Boys are more likely to show aggressive behaviour. - File
PARENTS AND other caregivers who inflict harsh punishment on male children hardly ever see their action as abuse. Neither do they intend to scar them permanently, either emotionally or physically, social workers are reporting. Instead, it is the result of our culture which dictates that 'tough treatment' is required by boys, and by extension, all children who are 'hard of hearing'.
A female guidance counsellor at a Kingston high school, who did not wish to be named, said that, "in my experience I find that they treat boys harsher because they think they are tougher."
Recent surveys also show that in 90 per cent of cases where both boys and girls were physically abused or injured, the physical reprimand was not accompanied by the intent to ill-treat.
Quoting this statistic, Dr. Ganesh Shettey, psychiatrist at the child guidance clinic at the Bustamante Children's Hospital, said: "There is hope. If we can sensitise parents in new ways to manage behaviour and ways to mange their own feelings and frustrations..." we might see a change in the levels of abuse.
EMOTIONAL IMPAIRMENT
Unfortunately, Dr. Shettey also notes, the consequence of boxing, hitting, kicking and chopping children is emotional impairment, frequently for life, especially where this abuse occurs early and persistently in their lives.
The problem is a pervasive one.
"My experience in Jamaica is that hitting with belt and sticks is omnipresent. There is also pushing, with children being flung bodily into furniture," Dr. Shettey said.
The psychiatrist states that boys are more physically abused generally, percentage wise, with more harsher physical reprimands. If the child is less than five years old, the structure of the brain will be affected, as will be the mental schemas around which he perceives the world. Abuse becomes a part of life, both to be experienced and to be meted out. Such a child will resort to solving conflict at home and school with fighting. This has implications for crime, the psychiatrist said. It also has implications for their relationships as they grow older.

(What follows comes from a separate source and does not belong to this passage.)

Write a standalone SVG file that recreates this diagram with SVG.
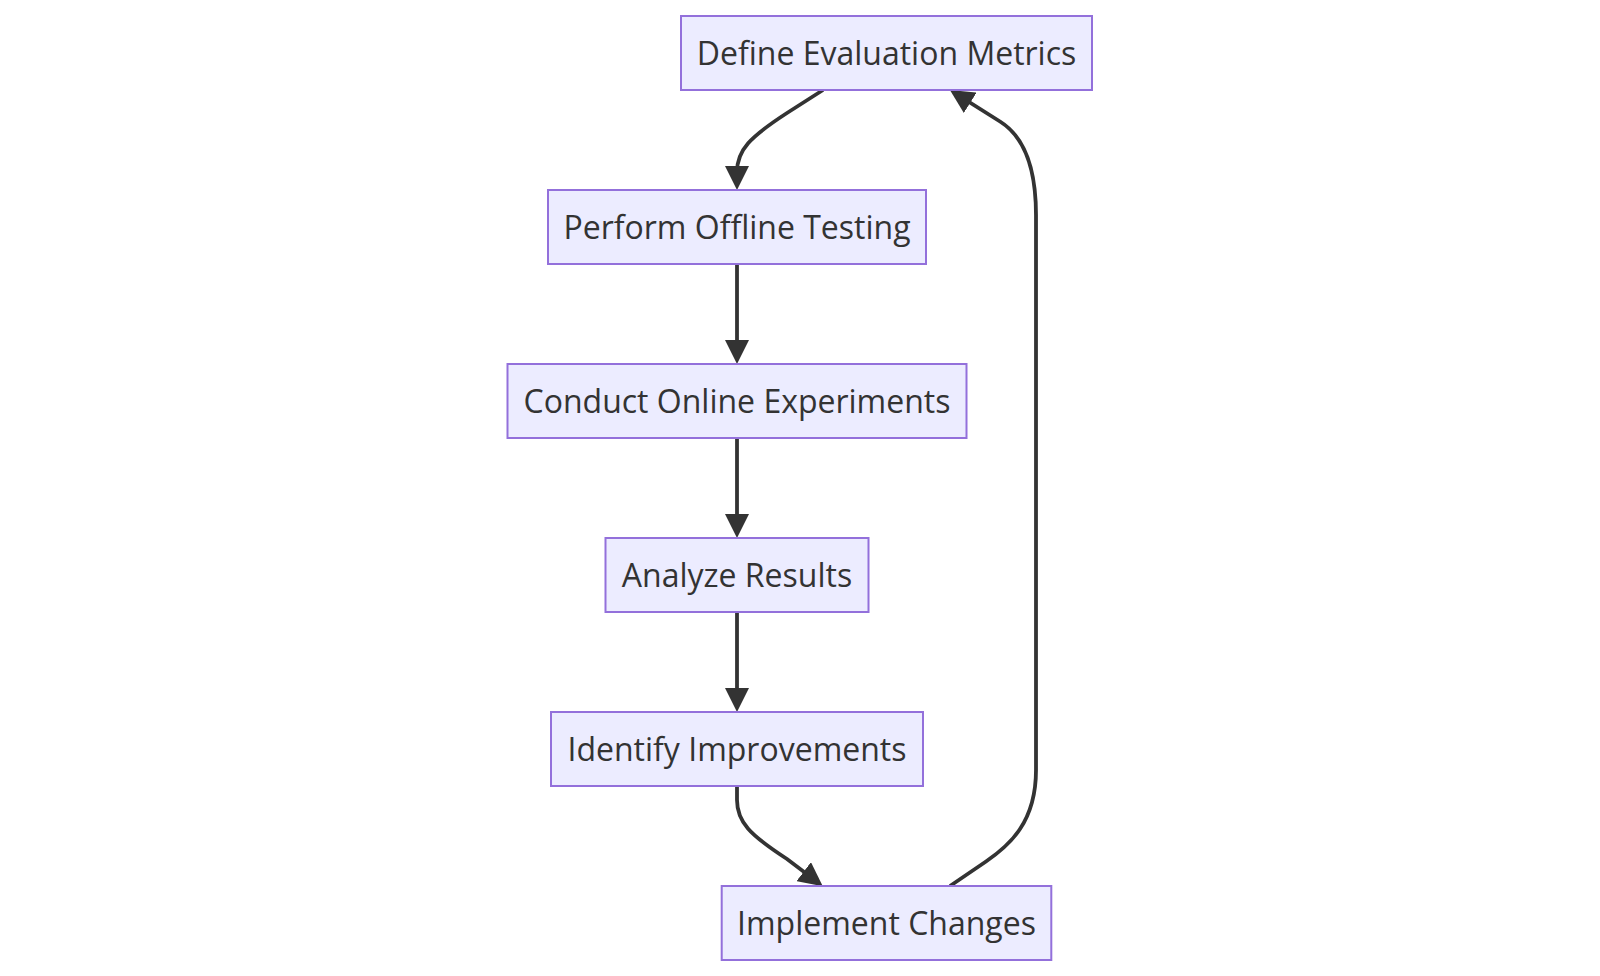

"They perceive the world and the way to interact as 'might is right'. The quality of their relationships is also superficial and poor. Abused boys may also align themselves with other aggressive children, leading to gang involvement.
POOR SOCIAL SKILLS
"They do not do well in school and have poor social skills. Aligning themselves to other troubled children, they may also get involved in substance abuse.
Senior social worker attached to the Child Development Agency, Alma-Bailey Morris, stated that boys are also generally more neglected than girls.
"Our socialisation is to pamper and protect girls. A mother who is migrating will ask for help for her daughter, but she will be more inclined to leave the boy on his own to fend for himself.
Boys, she said, are also more likely to be abandoned, citing the street-boy trend and also one case in St. Thomas in 2003 where an eight-year-old boy was found living on his own in a dilapidated wooden building, surviving on odd jobs. His mother was living in a common-law-relationship where the man did not want the young boy.
Generally, in homes, boys are reared in a way which is expected to make them tough, she added. While little girls who fall are quickly taken up, hushed and kissed, a boy who falls and cries is more likely to be ignored, even if he hurts himself. Harsh physical discipline is an extension of this parental attitude.
"No child needs physical abuse," said the guidance counsellor from the high school in Kingston. "There are ways and means to discipline a child without inflicting pain and injury." But parents, she said, resorted to physical abuse, as they are not exposed to proper methods of parenting. "They do not know better."